Gaspar Morquecho
El padre Miguel

Pale Mikel, ta xhax ko'unkutik pe stzot no extok ti konkutike (*)

La última vez que platiqué con el padre Miguel fue en una librería de San Cristóbal de las Casas. Unos días antes había pasado por su pueblo, San Pedro Chenalhó, y contemplé las obras de reconstrucción del templo y el parque en demolición frente a una presidencia municipal por tercera ocasión remodelada.

Le comenté que el gobierno seguía tirando el dinero en obras que poco o nada le dejan a los pedranos, y que de alguna forma se quería fortalecer la imagen y los espacios de un poder en decadencia porque la iglesia verdadera --en la que cree Miguel--, está en la comunidad de ese pueblo creyente convencido de que cada uno de ellos es un templo vivo y actuante, porque a pesar de esa presidencia municipal reconstruida, una vez construido el Municipio Autónomo con sede en Polhó, la mayoría de la población acude ahí para plantear y resolver sus problemas comunitarios. La plaza demolida era lo que más reflejaba la situación por la que pasan los pueblos, comunidades y municipios de los Altos de Chiapas pero sobre todo, era el reflejo de ese absurdo y arcaico sistema de control que son los agónicos cacicazgos de esta región.

No sé si el padre Miguel --después de más de tres décadas de estancia en ese pueblo tzotzil-- era francés, mexicano y tzotzil pues, respetuoso de las leyes mexicanas, cada seis meses salía del pueblo para renovar su permiso. Eso lo hacía francés. Pero esa defensa y respeto a las fiestas y ritos tradicionales y a las autoridades pedranas; esas sus celebraciones en tzotzil y atender a los(as) indios(as) en su idioma materno nos hablan de esa su particular mexicanidad e indianidad adquirida, asumida.

Convencido el padre Miguel de su misión pastoral, acompañó a ese pueblo indígena en su búsqueda y construcción de lo que llaman el Reino de Dios en la tierra, que no es otra cosas para los indios que respeto, justicia, equidad. Un proyecto de vida que se opone al proyecto de muerte que hoy es el neoliberalismo. Orientó su intervención en esos pueblos para atenuar las diferencias y en los últimos cuatro años para abrir puertas de reconciliación. Esto lo colocó en varios momentos como el blanco de las agresiones de los caciques del pueblo; soportó valientemente las amenazas de muerte y las agresiones físicas, sobre todo, antes y después de la matanza de Acteal.

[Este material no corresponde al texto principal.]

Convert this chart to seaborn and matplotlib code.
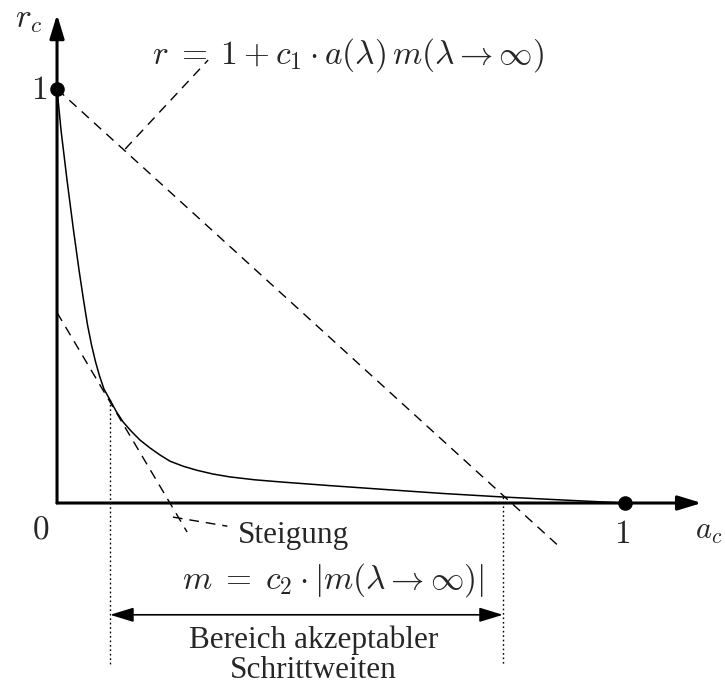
import matplotlib
matplotlib.use("Agg")
import matplotlib.pyplot as plt
import seaborn as sns
import numpy as np

# curve r_c(a_c)
curve_a = [0.0, 0.0070, 0.0176, 0.0290, 0.0387, 0.0467, 0.0537, 0.0607, 0.0678,
           0.0748, 0.0827, 0.0933, 0.1039, 0.1162, 0.1303, 0.1461, 0.1637,
           0.1813, 0.1989, 0.2218, 0.2465, 0.2746, 0.3046, 0.3486, 0.3926,
           0.4806, 0.5739, 0.6796, 0.7852, 0.8944, 1.0]
curve_r = [1.0, 0.901, 0.780, 0.659, 0.563, 0.490, 0.430, 0.382, 0.341,
           0.307, 0.275, 0.249, 0.222, 0.196, 0.174, 0.152, 0.133,
           0.116, 0.101, 0.089, 0.079, 0.070, 0.063, 0.056, 0.051,
           0.042, 0.033, 0.023, 0.0145, 0.007, 0.0]

# dashed straight lines (start / end points)
line1_a = [0.0, 0.88]
line1_r = [1.0, -0.10]
tangent_a = [0.0, 0.229]
tangent_r = [0.46, -0.07]

# leaders from labels to the lines
leader1_a = [0.12, 0.266]
leader1_r = [0.855, 1.07]
leader2_a = [0.204, 0.30]
leader2_r = [-0.034, -0.056]

# acceptable step range
range_lo = 0.0933
range_hi = 0.785
range_lo_r = 0.249
range_hi_r = 0.0145
range_bottom = -0.39
range_arrow_r = -0.27

# end points marked with dots
dots_a = [0.0, 1.0]
dots_r = [1.0, 0.0]

sns.set_style("white")
plt.rcParams["font.family"] = ["Liberation Serif", "DejaVu Serif"]
plt.rcParams["mathtext.fontset"] = "cm"

fig = plt.figure(figsize=(7.25, 6.86), dpi=100)
ax = fig.add_axes([0, 0, 1, 1])
ax.set_xlim(-0.1004, 1.176)
ax.set_ylim(-0.442, 1.215)
ax.axis("off")

# axes with arrows
head = "-|>,head_length=0.72,head_width=0.22"
ax.annotate("", xy=(1.135, 0), xytext=(0, 0),
            arrowprops=dict(arrowstyle=head, lw=2.2, color="black",
                            mutation_scale=20, shrinkA=0, shrinkB=0))
ax.annotate("", xy=(0, 1.18), xytext=(0, 0),
            arrowprops=dict(arrowstyle=head, lw=2.2, color="black",
                            mutation_scale=20, shrinkA=0, shrinkB=0))

sns.lineplot(x=curve_a, y=curve_r, ax=ax, color="black", lw=1.1, sort=False)

dash = (0, (7, 5))
ax.plot(line1_a, line1_r, color="black", lw=1, linestyle=dash)
ax.plot(tangent_a, tangent_r, color="black", lw=1, linestyle=dash)
ax.plot(leader1_a, leader1_r, color="black", lw=1, linestyle=dash)
ax.plot(leader2_a, leader2_r, color="black", lw=1, linestyle=dash)

dot = (0, (1.2, 2))
ax.plot([range_lo, range_lo], [range_lo_r, range_bottom], color="black", lw=1, linestyle=dot)
ax.plot([range_hi, range_hi], [range_hi_r, range_bottom], color="black", lw=1, linestyle=dot)
ax.annotate("", xy=(range_hi, range_arrow_r), xytext=(range_lo, range_arrow_r),
            arrowprops=dict(arrowstyle="<|-|>,head_length=0.72,head_width=0.22",
                            lw=1.2, color="black", mutation_scale=20,
                            shrinkA=0, shrinkB=0))

sns.scatterplot(x=dots_a, y=dots_r, ax=ax, color="black", s=110, zorder=5,
                edgecolor="black", linewidth=0)

fs = 22.5
ms = 24
ax.text(-0.051, 1.167, r"$r_c$", fontsize=ms, ha="center", va="center")
ax.text(-0.032, 0.995, r"$1$", fontsize=ms, ha="center", va="center")
ax.text(-0.028, -0.065, r"$0$", fontsize=ms, ha="center", va="center")
ax.text(0.995, -0.077, r"$1$", fontsize=ms, ha="center", va="center")
ax.text(1.172, -0.07, r"$a_c$", fontsize=22, ha="right", va="center")
ax.text(0.512, 1.082, r"$r\;=\;1 + c_1 \cdot a(\lambda)\, m(\lambda \to \infty)$",
        fontsize=ms, ha="center", va="center")
ax.text(0.319, -0.0966, "Steigung", fontsize=fs, ha="left", va="baseline")
ax.text(0.486, -0.186, r"$m\;=\;c_2 \cdot |m(\lambda \to \infty)|$",
        fontsize=ms, ha="center", va="center")
ax.text(0.451, -0.350, "Bereich akzeptabler", fontsize=fs, ha="center", va="baseline")
ax.text(0.451, -0.422, "Schrittweiten", fontsize=fs, ha="center", va="baseline")

fig.savefig("out.png", dpi=100)
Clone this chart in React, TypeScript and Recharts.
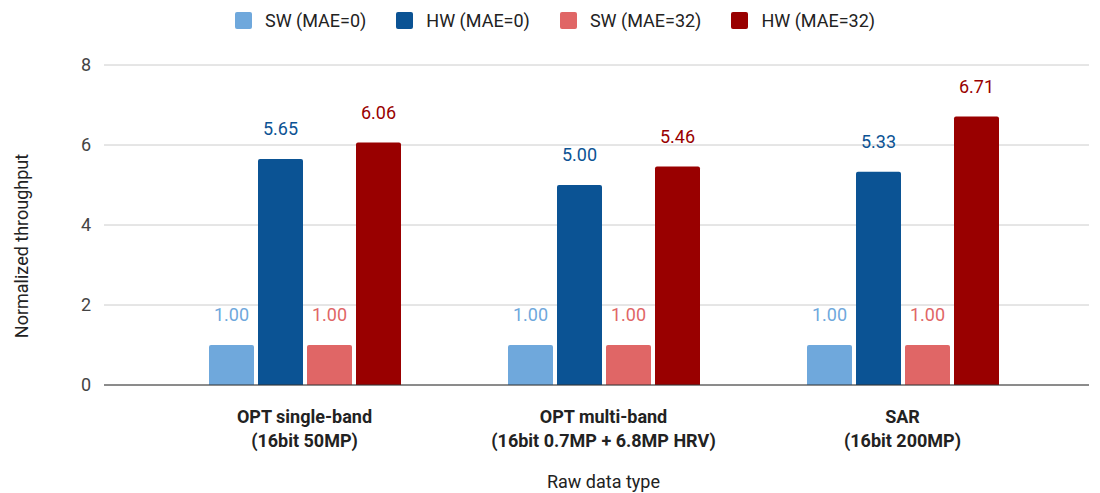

Sé que la injusta expulsión del país le está causando un profundo dolor a Miguel. El año pasado --cuando migración lo hostigaba-- en un breve encuentro en San Cristóbal se me ocurrió comentarle, con ligereza, que después de tantos años de trabajo pastoral y entrega en ese pueblo tzotzil, podía pensar en un retiro, con cierta paz, en su tierra natal. Sonriente me respondió. ``no hermano tac, ahí está mi pueblo... ahí está mi vida''. Al expulsarlo, el gobierno de México le ha quitado la razón más importante de vivir a ese hombre. Mientras tanto, siguen impunes los otros responsables de la fiesta de la muerte en Acteal, y el gobierno mexicano se asesora de militares gringos, los paramilitares no han sido desarmados y 10 mil indígenas resisten en sus campamentos, rodeados de federales, el desplazamiento forzado.

Al dolor por la matanza de Acteal, los indios abrirán un espacio más en sus fuertes corazones para dar cabida al dolor que les causa la expulsión del padre Miguel, sentimiento que, sin duda, alimentará su rebeldía --muy al contrario de los cálculos gubernamentales. Los indios saben resistir. Esos son los signos de estos tiempos.

(*) Padre Miguel, nuestros corazones están tristes, pero nuestros corazones son fuertes.